The Irish Congress of Trade Unions has called on the Government to introduce emergency legislation to prevent solvent companies from walking away from pension schemes.
The call comes amid controversy after Independent News & Media recently announced it was ceasing contributions to its defined benefit (DB) pension schemes, resulting in members facing benefit cuts averaging 70%.
The move was discussed at the Congress Executive Council meeting today.
However, yesterday Taoiseach Enda Kenny ruled out the preparation of any new legislation in the wake of the INM situation.
INM is just one of many companies that are closing down DB schemes, which used to be viewed as the 'Rolls Royce' guaranteed schemes.

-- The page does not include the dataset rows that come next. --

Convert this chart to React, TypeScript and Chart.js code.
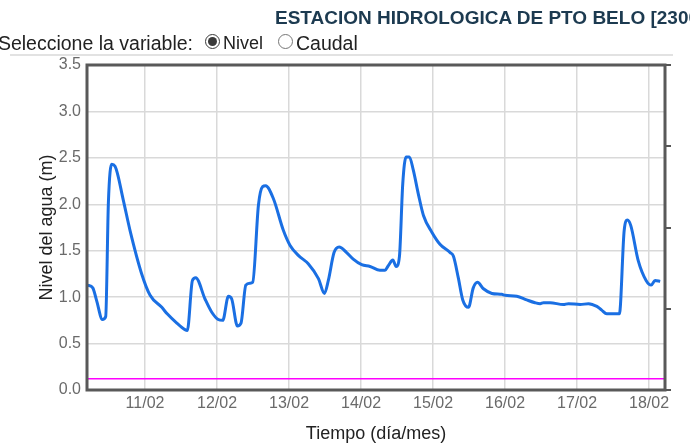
import React, { useEffect, useRef } from "react";
import { Chart, registerables } from "chart.js";

Chart.register(...registerables);

// Hours since 10/02 00:00
const hours = [4.8, 6.6, 7.9, 9.8, 10.9, 11.8, 12.9, 14.0, 16.8, 19.0, 22.9, 25.7, 29.6, 31.4, 34.6, 37.3, 38.1, 39.8, 40.9, 44.0, 46.2, 48.4, 49.9, 51.8, 52.9, 54.8, 56.0, 57.6, 59.0, 59.9, 61.8, 63.2, 64.2, 66.8, 70.1, 72.3, 75.1, 78.4, 81.8, 83.8, 85.1, 87.0, 88.7, 91.2, 93.4, 96.2, 99.0, 102.3, 104.0, 105.1, 106.6, 107.7, 108.8, 109.9, 111.0, 112.1, 113.4, 115.1, 116.8, 119.6, 122.3, 125.7, 126.8, 128.4, 129.9, 131.8, 133.4, 134.8, 136.8, 139.6, 142.9, 144.0, 147.9, 151.2, 154.0, 155.7, 156.8, 159.0, 163.4, 165.1, 169.0, 171.8, 174.6, 176.2, 177.9, 181.2, 182.1, 183.7, 184.8, 185.9, 188.4, 191.0, 192.7, 194.0, 195.7];
const nivel = [1.13, 1.10, 0.96, 0.76, 0.79, 2.02, 2.43, 2.41, 2.04, 1.72, 1.25, 1.02, 0.89, 0.82, 0.72, 0.65, 0.64, 1.18, 1.21, 0.98, 0.84, 0.76, 0.75, 1.01, 0.98, 0.69, 0.72, 1.13, 1.15, 1.16, 1.99, 2.19, 2.20, 2.06, 1.72, 1.56, 1.45, 1.36, 1.20, 1.04, 1.18, 1.48, 1.54, 1.48, 1.41, 1.35, 1.33, 1.29, 1.29, 1.34, 1.40, 1.33, 1.44, 2.22, 2.51, 2.51, 2.37, 2.11, 1.88, 1.70, 1.57, 1.48, 1.44, 1.21, 0.97, 0.89, 1.10, 1.16, 1.09, 1.04, 1.03, 1.02, 1.01, 0.97, 0.94, 0.93, 0.94, 0.94, 0.92, 0.93, 0.92, 0.93, 0.90, 0.86, 0.82, 0.82, 0.82, 1.72, 1.83, 1.77, 1.39, 1.18, 1.13, 1.18, 1.17];
const umbral = 0.12;
const xMin = 4.67;
const xMax = 197.3;
const dayTicks = [24, 48, 72, 96, 120, 144, 168, 192];
const dayLabel = (h: number) => `${10 + Math.round(h / 24)}/02`;

const FONT = "Arial, 'Liberation Sans', sans-serif";

const frame = {
  id: "frame",
  afterDatasetsDraw(chart: any) {
    const { ctx, chartArea: a } = chart;
    ctx.save();
    ctx.strokeStyle = "#595959";
    ctx.lineWidth = 3;
    ctx.strokeRect(a.left, a.top, a.right - a.left, a.bottom - a.top);
    ctx.restore();
  },
};

export default function App() {
  const ref = useRef<HTMLCanvasElement>(null);
  useEffect(() => {
    const chart = new Chart(ref.current!, {
      type: "line",
      data: {
        datasets: [
          {
            data: hours.map((h, i) => ({ x: h, y: nivel[i] })),
            borderColor: "#1a6fe3",
            borderWidth: 3,
            pointRadius: 0,
            cubicInterpolationMode: "monotone",
            yAxisID: "y",
          },
          {
            data: [
              { x: xMin, y: umbral },
              { x: xMax, y: umbral },
            ],
            borderColor: "#ff00ff",
            borderWidth: 1.5,
            pointRadius: 0,
            yAxisID: "y",
          },
        ],
      },
      options: {
        animation: false,
        responsive: false,
        layout: { padding: { top: 65, left: 0, right: 0, bottom: 0 } },
        plugins: { legend: { display: false }, tooltip: { enabled: false } },
        scales: {
          x: {
            type: "linear",
            min: xMin,
            max: xMax,
            afterBuildTicks: (s: any) => {
              s.ticks = dayTicks.map((v) => ({ value: v }));
            },
            afterFit: (s: any) => {
              s.height = 56;
            },
            ticks: {
              callback: (v: any) => dayLabel(Number(v)),
              font: { family: FONT, size: 16 },
              color: "#6a6a6a",
              padding: 4,
              maxRotation: 0,
              autoSkip: false,
            },
            grid: { color: "#d9d9d9", lineWidth: 1.5, drawTicks: false },
            border: { display: false },
            title: {
              display: true,
              text: "Tiempo (día/mes)",
              font: { family: FONT, size: 18 },
              color: "#222",
              padding: { top: 0, bottom: 1 },
            },
          },
          y: {
            position: "left",
            min: 0,
            max: 3.5,
            ticks: {
              stepSize: 0.5,
              callback: (v: any) => Number(v).toFixed(1),
              font: { family: FONT, size: 16 },
              color: "#6a6a6a",
              padding: 6,
            },
            afterFit: (s: any) => {
              s.width = 87;
            },
            grid: { color: "#d9d9d9", lineWidth: 1.5, drawTicks: false },
            border: { display: false },
            title: {
              display: true,
              text: "Nivel del agua (m)",
              font: { family: FONT, size: 18 },
              color: "#222",
              padding: { top: 36, bottom: 0 },
            },
          },
          y2: {
            position: "right",
            min: 0,
            max: 4,
            ticks: { stepSize: 1, callback: () => "", padding: 0 },
            afterFit: (s: any) => {
              s.width = 25;
            },
            grid: {
              drawOnChartArea: false,
              drawTicks: true,
              tickLength: 6,
              color: "#555",
              lineWidth: 2,
            },
            border: { display: false },
          },
        },
      },
      plugins: [frame],
    } as any);
    return () => chart.destroy();
  }, []);

  const text: React.CSSProperties = {
    position: "absolute",
    fontFamily: FONT,
    fontSize: 19.5,
    lineHeight: "19.5px",
    color: "#222",
    whiteSpace: "nowrap",
  };

  return (
    <div
      style={{
        position: "fixed",
        left: 0,
        top: 0,
        width: 690,
        height: 446,
        overflow: "hidden",
        background: "#fff",
      }}
    >
      <canvas ref={ref} width={690} height={446} style={{ position: "absolute", left: 0, top: 0 }} />
      <div
        style={{
          ...text,
          left: 275,
          top: 8,
          fontSize: 19,
          lineHeight: "19px",
          fontWeight: "bold",
          color: "#1c3a50",
        }}
      >
        ESTACION HIDROLOGICA DE PTO BELO [230021]
      </div>
      <div style={{ ...text, right: 497, top: 33.5, textAlign: "right" }}>Seleccione la variable:</div>
      <input
        type="radio"
        checked
        readOnly
        style={{ position: "absolute", left: 205, top: 34, width: 15, height: 15, margin: 0, accentColor: "#3a3a3a" }}
      />
      <div style={{ ...text, left: 223, top: 33.5, fontSize: 18 }}>Nivel</div>
      <input
        type="radio"
        readOnly
        checked={false}
        style={{ position: "absolute", left: 278, top: 34, width: 15, height: 15, margin: 0, accentColor: "#3a3a3a" }}
      />
      <div style={{ ...text, left: 296, top: 33.5 }}>Caudal</div>
      <div
        style={{
          position: "absolute",
          left: 10,
          top: 54,
          width: 663,
          height: 2,
          background: "#e2e2e2",
        }}
      />
    </div>
  );
}
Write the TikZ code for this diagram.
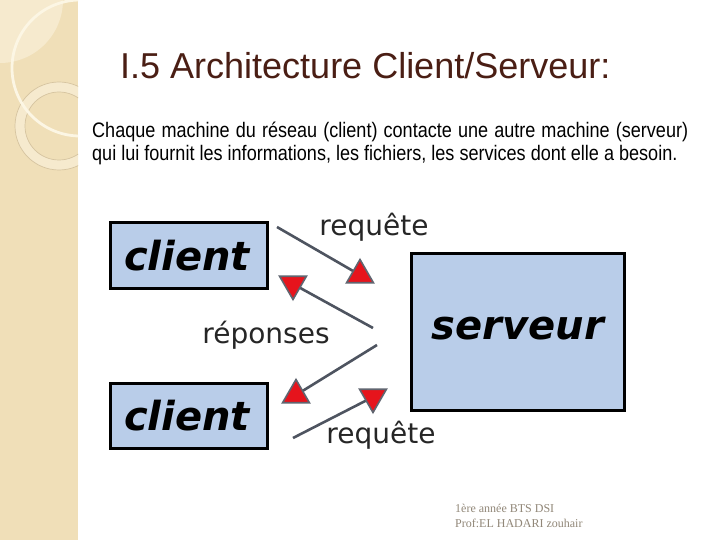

In the last ten years the number of DB schemes in Ireland has fallen from 2,000 to around 700, due to difficulties around funding, bond yields, regulation and members living longer.
Congress Pensions Expert Fergus Whelan said the Government should immediately introduce emergency legislation similar to "Debt on the Employer" legislation, which has existed in the UK for over 20 years.
Mr Whelan said legislation prevents solvent companies from walking away and reneging on their pension obligations.
He said working people who put money into schemes were entitled to see it protected - and for the contract they entered into with their employer on pensions to be honoured.
Mr Whelan noted that Congress had also written to the Minister for Social Protection, Leo Varadkar, last month - before the INM controversy erupted - requesting the immediate establishment of a high-level commission involving experts, stakeholders and trustees to find ways to ensure the assets of surviving DB schemes can be used in the interests of what he called the rightful owners of those assets.
He said Congress was awaiting the Minister's response.
The board of INM is due to meet tomorrow.
The company has also announced it is seeking High Court authorisation for a capital reduction on its balance sheet - a move which could permit the resumption of dividend payments to shareholders.
However, INM has insisted it has no plans to pay dividends, and that there is no question of shareholders receiving a windfall benefit from the pension changes.
It has also stressed it will continue to pay pension contributions - but into a different, defined contribution (DC) scheme, which many workers view as less secure than DB arrangements.